• Tallit - The Jewish prayer shawl. | Photo: Canva

Tallit – Signs of the Fatih

Rev. Kees de Vreugd - 18 August 2022

In this series, ‘Signs of Faith’, objects that express Jewish faith are explained and discussed.

Everybody will know the tallit, the rectangular white cloth with black or blue stripes. Jews wear it as a shawl around their shoulders or on their head while praying. Therefore, it is often called a prayer shawl. What is its background?

In the Bible (Numbers 15:37-40), we find the commandment to make tzitzit, tassels, on the four corners of your garments. Those tassels remind those who wear them of God’s commandments. The tassels have to contain a cord of blue (verse 38). According to sources, the blue dye used was obtained from a sort of purple sea snail (murex), a species that is extinct according to sources. Therefore, the tzitzit nowadays is white. The passage from Numbers is recited in the morning prayers after the Shema (Deuteronomy 6:4). While reciting these words, the tassels are taken together and kissed three times.

The tzitzit is attached to the four corners of the upper garment with which you cover yourself (Deuteronomy 22:12). In antiquity, people would wear a long rectangular garment as a sort of cloak over their basic clothes. It would be a simple woollen garment for the common person or a cloak of more refined tissue for the rich and the notable. Over time, fashion changes, of course, and Jews took over their host countries’ clothing habits in the exile. The upper garment disappeared as daily fashion. But it remained in religious use as a prayer shawl.

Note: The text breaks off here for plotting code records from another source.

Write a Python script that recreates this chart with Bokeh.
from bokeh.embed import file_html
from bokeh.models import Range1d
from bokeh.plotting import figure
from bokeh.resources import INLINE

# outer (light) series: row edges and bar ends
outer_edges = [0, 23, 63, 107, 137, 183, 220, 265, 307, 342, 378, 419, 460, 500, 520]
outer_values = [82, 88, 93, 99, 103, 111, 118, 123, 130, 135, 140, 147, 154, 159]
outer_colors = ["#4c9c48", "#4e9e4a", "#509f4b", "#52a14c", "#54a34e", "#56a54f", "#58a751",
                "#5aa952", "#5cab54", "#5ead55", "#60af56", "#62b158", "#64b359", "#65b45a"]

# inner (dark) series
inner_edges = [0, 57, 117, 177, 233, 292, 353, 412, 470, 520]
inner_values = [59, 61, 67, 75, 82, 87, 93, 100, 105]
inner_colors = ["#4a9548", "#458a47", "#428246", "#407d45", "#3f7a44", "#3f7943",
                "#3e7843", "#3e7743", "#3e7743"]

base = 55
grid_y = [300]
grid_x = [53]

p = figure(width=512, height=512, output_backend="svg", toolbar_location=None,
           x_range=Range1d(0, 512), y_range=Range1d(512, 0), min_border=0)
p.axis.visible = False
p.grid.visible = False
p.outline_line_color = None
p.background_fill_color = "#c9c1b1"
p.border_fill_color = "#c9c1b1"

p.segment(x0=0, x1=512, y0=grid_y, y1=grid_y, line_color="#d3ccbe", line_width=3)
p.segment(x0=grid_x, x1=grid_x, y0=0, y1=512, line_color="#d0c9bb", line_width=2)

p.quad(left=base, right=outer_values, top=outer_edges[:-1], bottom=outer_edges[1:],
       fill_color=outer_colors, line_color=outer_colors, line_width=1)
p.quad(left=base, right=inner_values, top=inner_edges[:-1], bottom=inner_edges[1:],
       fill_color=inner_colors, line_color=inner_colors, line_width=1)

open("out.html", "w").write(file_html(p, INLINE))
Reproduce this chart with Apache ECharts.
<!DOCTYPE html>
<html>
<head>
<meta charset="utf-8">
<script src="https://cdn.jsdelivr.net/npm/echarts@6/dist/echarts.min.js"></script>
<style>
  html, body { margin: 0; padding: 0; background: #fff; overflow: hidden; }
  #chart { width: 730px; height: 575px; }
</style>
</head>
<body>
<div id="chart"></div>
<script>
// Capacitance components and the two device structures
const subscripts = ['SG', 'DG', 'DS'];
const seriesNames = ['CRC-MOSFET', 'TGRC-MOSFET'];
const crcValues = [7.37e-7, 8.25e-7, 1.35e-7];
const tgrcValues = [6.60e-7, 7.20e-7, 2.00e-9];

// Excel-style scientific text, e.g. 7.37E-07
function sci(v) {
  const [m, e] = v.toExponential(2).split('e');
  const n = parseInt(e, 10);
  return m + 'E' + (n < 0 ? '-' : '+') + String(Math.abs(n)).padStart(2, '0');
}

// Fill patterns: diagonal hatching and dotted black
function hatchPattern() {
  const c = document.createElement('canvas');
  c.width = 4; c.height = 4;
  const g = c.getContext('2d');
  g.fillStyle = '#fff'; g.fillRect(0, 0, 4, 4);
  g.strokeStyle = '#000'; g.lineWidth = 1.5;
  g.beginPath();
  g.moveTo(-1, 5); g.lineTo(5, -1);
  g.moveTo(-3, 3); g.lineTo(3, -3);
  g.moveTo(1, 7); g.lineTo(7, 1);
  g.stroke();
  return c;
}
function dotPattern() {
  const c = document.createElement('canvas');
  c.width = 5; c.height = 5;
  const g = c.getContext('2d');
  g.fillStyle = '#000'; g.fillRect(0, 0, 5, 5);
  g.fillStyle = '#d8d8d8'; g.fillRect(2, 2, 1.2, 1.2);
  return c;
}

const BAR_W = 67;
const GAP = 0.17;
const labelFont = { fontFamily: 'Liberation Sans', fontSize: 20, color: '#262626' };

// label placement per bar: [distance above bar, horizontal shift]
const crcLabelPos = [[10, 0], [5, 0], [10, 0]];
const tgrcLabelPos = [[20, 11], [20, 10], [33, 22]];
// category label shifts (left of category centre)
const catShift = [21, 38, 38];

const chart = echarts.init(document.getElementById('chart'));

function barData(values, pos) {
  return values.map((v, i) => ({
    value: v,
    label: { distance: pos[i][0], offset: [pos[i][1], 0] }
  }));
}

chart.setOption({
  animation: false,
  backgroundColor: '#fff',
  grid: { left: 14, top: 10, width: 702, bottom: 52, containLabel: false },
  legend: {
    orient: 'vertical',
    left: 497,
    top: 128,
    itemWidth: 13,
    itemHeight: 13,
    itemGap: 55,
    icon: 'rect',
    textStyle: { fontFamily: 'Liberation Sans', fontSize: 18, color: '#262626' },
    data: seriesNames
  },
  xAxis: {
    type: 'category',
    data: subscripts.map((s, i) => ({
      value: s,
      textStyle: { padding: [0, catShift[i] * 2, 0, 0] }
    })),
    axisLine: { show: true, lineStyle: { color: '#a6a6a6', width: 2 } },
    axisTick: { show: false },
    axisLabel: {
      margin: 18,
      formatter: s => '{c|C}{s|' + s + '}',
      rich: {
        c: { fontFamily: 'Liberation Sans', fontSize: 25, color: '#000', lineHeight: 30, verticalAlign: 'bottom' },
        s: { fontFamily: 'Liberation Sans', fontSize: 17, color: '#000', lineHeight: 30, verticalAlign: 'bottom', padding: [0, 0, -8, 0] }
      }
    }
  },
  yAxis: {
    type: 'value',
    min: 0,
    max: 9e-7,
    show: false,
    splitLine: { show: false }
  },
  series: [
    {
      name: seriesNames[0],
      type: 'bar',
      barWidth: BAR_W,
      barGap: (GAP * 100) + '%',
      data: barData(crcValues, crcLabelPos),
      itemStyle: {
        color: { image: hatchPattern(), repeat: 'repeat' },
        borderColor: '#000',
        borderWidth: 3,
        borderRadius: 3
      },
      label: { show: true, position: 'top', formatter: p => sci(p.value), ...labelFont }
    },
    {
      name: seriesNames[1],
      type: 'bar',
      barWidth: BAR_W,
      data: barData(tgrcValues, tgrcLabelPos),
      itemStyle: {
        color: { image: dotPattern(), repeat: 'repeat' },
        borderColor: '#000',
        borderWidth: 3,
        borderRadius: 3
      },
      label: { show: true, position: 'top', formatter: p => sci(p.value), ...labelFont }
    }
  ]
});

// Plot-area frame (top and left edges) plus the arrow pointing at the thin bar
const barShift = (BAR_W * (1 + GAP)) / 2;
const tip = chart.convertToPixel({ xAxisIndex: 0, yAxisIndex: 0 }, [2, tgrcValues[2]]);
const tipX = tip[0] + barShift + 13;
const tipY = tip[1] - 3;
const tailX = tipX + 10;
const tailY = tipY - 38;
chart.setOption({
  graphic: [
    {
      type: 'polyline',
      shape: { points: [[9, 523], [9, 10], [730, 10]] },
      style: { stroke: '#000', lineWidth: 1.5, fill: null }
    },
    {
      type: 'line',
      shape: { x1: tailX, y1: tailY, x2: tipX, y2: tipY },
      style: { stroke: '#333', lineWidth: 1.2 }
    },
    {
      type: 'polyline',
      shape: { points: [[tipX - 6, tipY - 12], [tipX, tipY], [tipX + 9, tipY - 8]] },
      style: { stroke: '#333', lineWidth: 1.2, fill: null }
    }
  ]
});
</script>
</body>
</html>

The garment is made of wool, cotton or silk, although prominent Jewish scholars rejected silk. The black or blue stripes are a reminder of the original purple of the tzitzit. As a matter of fact, the blue stripes on the Israeli flag are a reference to the tallit.

The tallit is normally worn during the morning prayer by men and boys who are bar-mitzva. However, on Tisha be-Av (9th of Av, the fast-day commemorating the destruction of the temple), it is worn during the afternoon prayer, and on Yom Kippur (Day of Atonement) during the whole day. When wrapping yourself in the tallit, a corresponding beracha (blessing) is said. God is given thanks for commanding Israel to cover itself in the tzitzit.

Moreover, Orthodox men and boys carry a tallit katan (small tallit) under their clothes, a sort of undershirt with four corners, on which the tzitziot (plural form) is attached. Usually, they have the tzitziot over their clothes so that they are clearly visible. In that way, they always carry the reminder of God’s good commandments with them.